◆ **WHAT IS NEEDED**: Copy the data exactly; pictures stay out of the copy.

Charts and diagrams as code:
┌──

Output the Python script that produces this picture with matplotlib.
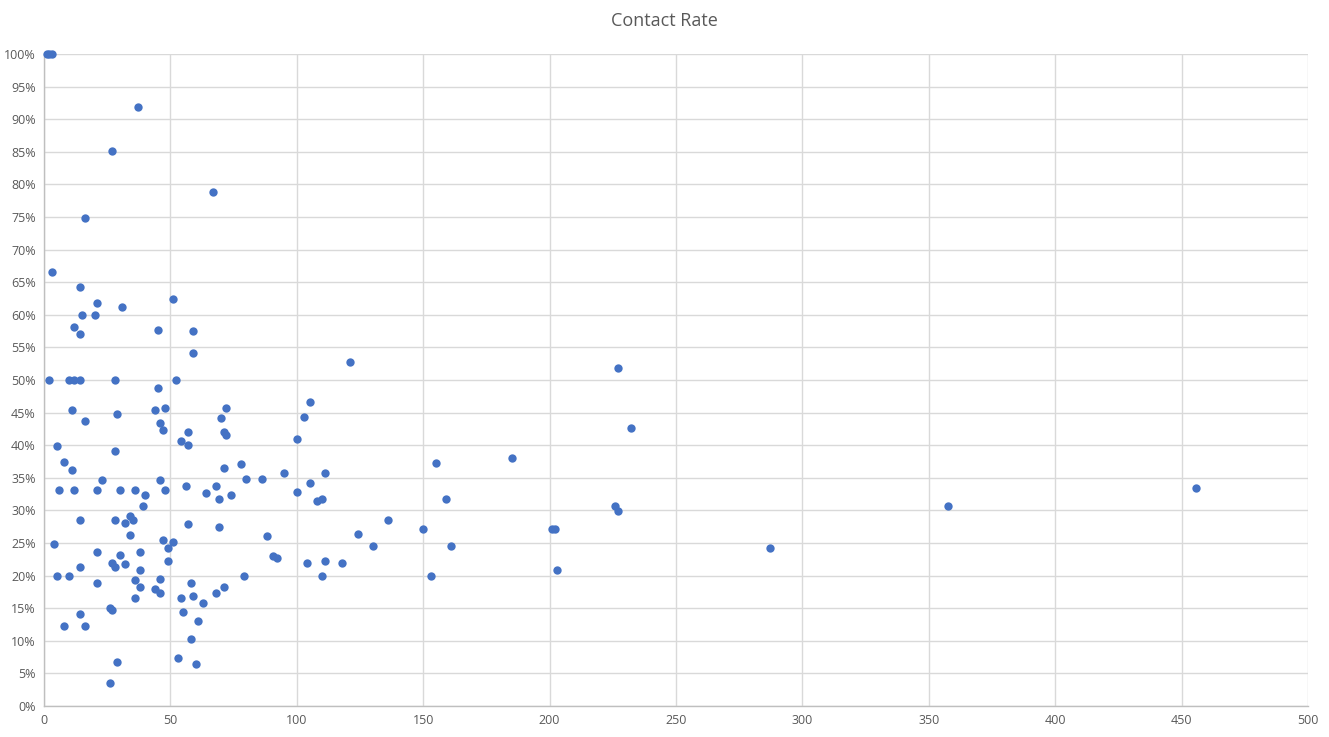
import matplotlib.pyplot as plt
from matplotlib.ticker import MultipleLocator, PercentFormatter

BLUE = "#4472C4"
GRID = "#D9D9D9"
TEXT = "#595959"

# volume (x) and contact rate in % (y)
volume = [
    1, 2, 3, 37.3, 27.0, 66.9, 16.3, 3.3, 14.4, 21.1, 30.9, 51.1, 15.1, 20.3,
    12.0, 14.4, 45.2, 59.0, 59.0,
    2, 10, 12, 14.4, 28.2, 52.3, 45.2, 11.2, 29.0, 16.3, 44.0, 47.9, 46.0,
    47.2, 57.0, 54.3, 57.0, 28.2, 5.3, 70.1, 72.1, 71.3, 72.1, 71.3, 8.0,
    11.2, 6.0, 12.0, 21.1, 23.0, 30.2, 36.1, 40.0, 39.2, 46.0, 47.9, 56.2,
    64.2, 68.1, 69.3, 74.0, 78.0, 80.0, 86.3, 95.0, 100.1, 100.1, 102.9,
    105.3, 105.3, 108.0, 110.0, 111.2, 111.2, 110.0, 104.1, 88.3, 90.6,
    92.2, 79.2, 14.4, 28.2, 32.1, 34.1, 35.3, 34.1, 57.0, 69.3, 4.1, 21.1,
    30.2, 38.1, 47.2, 51.1, 49.1, 49.1, 27.0, 28.2, 32.1, 38.1, 14.4, 5.3,
    10.0, 21.1, 36.1, 38.1, 44.0, 46.0, 46.0, 36.1, 54.3, 58.2, 59.0, 63.0,
    68.1, 71.3, 55.1, 61.0, 58.2, 53.1, 60.2, 29.0, 26.2, 26.2, 27.0, 14.4,
    8.0, 16.3,
    121.1, 227.0, 232.1, 185.1, 155.1, 159.0, 225.8, 227.0, 136.1, 124.2,
    149.9, 130.2, 161.0, 200.9, 202.1, 117.9, 153.1, 202.9,
    287.0, 357.7, 455.7,
]
rate = [
    100, 100, 100, 91.8, 85.1, 78.9, 74.8, 66.5, 64.2, 61.8, 61.2, 62.5, 59.9,
    59.9, 58.2, 57.0, 57.6, 57.5, 54.1,
    50, 50, 50, 50, 50, 50, 48.7, 45.4, 44.8, 43.7, 45.4, 45.7, 43.4, 42.4,
    42.0, 40.6, 40.1, 39.1, 39.8, 44.1, 45.7, 42.1, 41.5, 36.5, 37.4, 36.2,
    33.2, 33.2, 33.2, 34.6, 33.2, 33.2, 32.3, 30.6, 34.6, 33.2, 33.7, 32.6,
    33.7, 31.7, 32.3, 37.1, 34.8, 34.8, 35.7, 40.9, 32.8, 44.4, 46.6, 34.2,
    31.4, 31.7, 35.8, 22.3, 19.9, 21.9, 26.0, 23.0, 22.7, 20.0, 28.5, 28.5,
    28.0, 29.2, 28.5, 26.3, 27.9, 27.4, 24.8, 23.6, 23.1, 23.6, 25.4, 25.2,
    24.3, 22.3, 22.0, 21.3, 21.7, 20.8, 21.3, 19.9, 19.9, 18.8, 19.3, 18.2,
    18.0, 19.4, 17.3, 16.5, 16.5, 18.8, 16.8, 15.8, 17.4, 18.2, 14.4, 13.0,
    10.2, 7.3, 6.5, 6.7, 3.6, 15.1, 14.7, 14.1, 12.3, 12.3,
    52.7, 51.8, 42.6, 38.1, 37.2, 31.8, 30.7, 29.9, 28.5, 26.4, 27.1, 24.5,
    24.6, 27.2, 27.1, 21.9, 20.0, 20.9,
    24.2, 30.7, 33.4,
]

plt.rcParams["font.family"] = ["Open Sans", "DejaVu Sans"]

fig = plt.figure(figsize=(13.29, 7.37), dpi=100)
ax = fig.add_axes([0.0331, 0.0421, 0.9511, 0.8846])

ax.scatter(volume, [r / 100 for r in rate], s=36, color=BLUE,
           linewidths=0, zorder=3, clip_on=False)

ax.set_xlim(0, 500)
ax.set_ylim(0, 1)
ax.xaxis.set_major_locator(MultipleLocator(50))
ax.yaxis.set_major_locator(MultipleLocator(0.05))
ax.yaxis.set_major_formatter(PercentFormatter(1.0, decimals=0))

ax.grid(True, color=GRID, linewidth=1)
ax.set_axisbelow(True)
for s in ("top", "right"):
    ax.spines[s].set_visible(False)
for s in ("left", "bottom"):
    ax.spines[s].set_color("#BFBFBF")
    ax.spines[s].set_linewidth(1)

ax.tick_params(length=0, labelsize=9, colors=TEXT, pad=6)

fig.suptitle("Contact Rate", y=0.984, fontsize=13, color=TEXT)

fig.savefig("out.png", dpi=100)
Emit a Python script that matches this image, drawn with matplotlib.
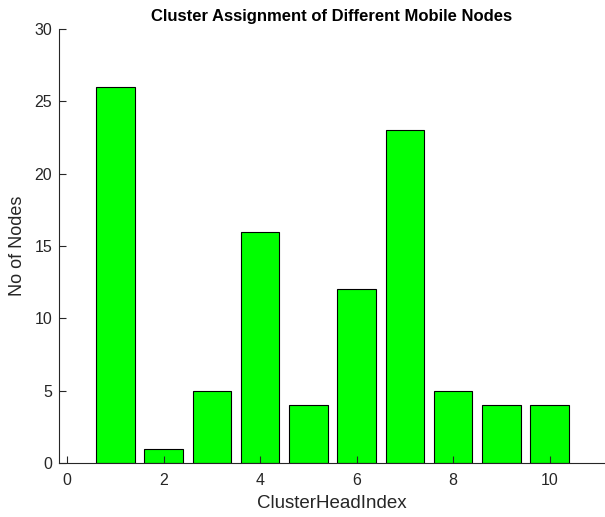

└──

◆ **EXPECTED OUTPUT**:
Output the Python script that produces this picture with matplotlib.
import matplotlib.pyplot as plt
from matplotlib.ticker import MultipleLocator, PercentFormatter

BLUE = "#4472C4"
GRID = "#D9D9D9"
TEXT = "#595959"

# volume (x) and contact rate in % (y)
volume = [
    1, 2, 3, 37.3, 27.0, 66.9, 16.3, 3.3, 14.4, 21.1, 30.9, 51.1, 15.1, 20.3,
    12.0, 14.4, 45.2, 59.0, 59.0,
    2, 10, 12, 14.4, 28.2, 52.3, 45.2, 11.2, 29.0, 16.3, 44.0, 47.9, 46.0,
    47.2, 57.0, 54.3, 57.0, 28.2, 5.3, 70.1, 72.1, 71.3, 72.1, 71.3, 8.0,
    11.2, 6.0, 12.0, 21.1, 23.0, 30.2, 36.1, 40.0, 39.2, 46.0, 47.9, 56.2,
    64.2, 68.1, 69.3, 74.0, 78.0, 80.0, 86.3, 95.0, 100.1, 100.1, 102.9,
    105.3, 105.3, 108.0, 110.0, 111.2, 111.2, 110.0, 104.1, 88.3, 90.6,
    92.2, 79.2, 14.4, 28.2, 32.1, 34.1, 35.3, 34.1, 57.0, 69.3, 4.1, 21.1,
    30.2, 38.1, 47.2, 51.1, 49.1, 49.1, 27.0, 28.2, 32.1, 38.1, 14.4, 5.3,
    10.0, 21.1, 36.1, 38.1, 44.0, 46.0, 46.0, 36.1, 54.3, 58.2, 59.0, 63.0,
    68.1, 71.3, 55.1, 61.0, 58.2, 53.1, 60.2, 29.0, 26.2, 26.2, 27.0, 14.4,
    8.0, 16.3,
    121.1, 227.0, 232.1, 185.1, 155.1, 159.0, 225.8, 227.0, 136.1, 124.2,
    149.9, 130.2, 161.0, 200.9, 202.1, 117.9, 153.1, 202.9,
    287.0, 357.7, 455.7,
]
rate = [
    100, 100, 100, 91.8, 85.1, 78.9, 74.8, 66.5, 64.2, 61.8, 61.2, 62.5, 59.9,
    59.9, 58.2, 57.0, 57.6, 57.5, 54.1,
    50, 50, 50, 50, 50, 50, 48.7, 45.4, 44.8, 43.7, 45.4, 45.7, 43.4, 42.4,
    42.0, 40.6, 40.1, 39.1, 39.8, 44.1, 45.7, 42.1, 41.5, 36.5, 37.4, 36.2,
    33.2, 33.2, 33.2, 34.6, 33.2, 33.2, 32.3, 30.6, 34.6, 33.2, 33.7, 32.6,
    33.7, 31.7, 32.3, 37.1, 34.8, 34.8, 35.7, 40.9, 32.8, 44.4, 46.6, 34.2,
    31.4, 31.7, 35.8, 22.3, 19.9, 21.9, 26.0, 23.0, 22.7, 20.0, 28.5, 28.5,
    28.0, 29.2, 28.5, 26.3, 27.9, 27.4, 24.8, 23.6, 23.1, 23.6, 25.4, 25.2,
    24.3, 22.3, 22.0, 21.3, 21.7, 20.8, 21.3, 19.9, 19.9, 18.8, 19.3, 18.2,
    18.0, 19.4, 17.3, 16.5, 16.5, 18.8, 16.8, 15.8, 17.4, 18.2, 14.4, 13.0,
    10.2, 7.3, 6.5, 6.7, 3.6, 15.1, 14.7, 14.1, 12.3, 12.3,
    52.7, 51.8, 42.6, 38.1, 37.2, 31.8, 30.7, 29.9, 28.5, 26.4, 27.1, 24.5,
    24.6, 27.2, 27.1, 21.9, 20.0, 20.9,
    24.2, 30.7, 33.4,
]

plt.rcParams["font.family"] = ["Open Sans", "DejaVu Sans"]

fig = plt.figure(figsize=(13.29, 7.37), dpi=100)
ax = fig.add_axes([0.0331, 0.0421, 0.9511, 0.8846])

ax.scatter(volume, [r / 100 for r in rate], s=36, color=BLUE,
           linewidths=0, zorder=3, clip_on=False)

ax.set_xlim(0, 500)
ax.set_ylim(0, 1)
ax.xaxis.set_major_locator(MultipleLocator(50))
ax.yaxis.set_major_locator(MultipleLocator(0.05))
ax.yaxis.set_major_formatter(PercentFormatter(1.0, decimals=0))

ax.grid(True, color=GRID, linewidth=1)
ax.set_axisbelow(True)
for s in ("top", "right"):
    ax.spines[s].set_visible(False)
for s in ("left", "bottom"):
    ax.spines[s].set_color("#BFBFBF")
    ax.spines[s].set_linewidth(1)

ax.tick_params(length=0, labelsize=9, colors=TEXT, pad=6)

fig.suptitle("Contact Rate", y=0.984, fontsize=13, color=TEXT)

fig.savefig("out.png", dpi=100)
Emit a Python script that matches this image, drawn with matplotlib.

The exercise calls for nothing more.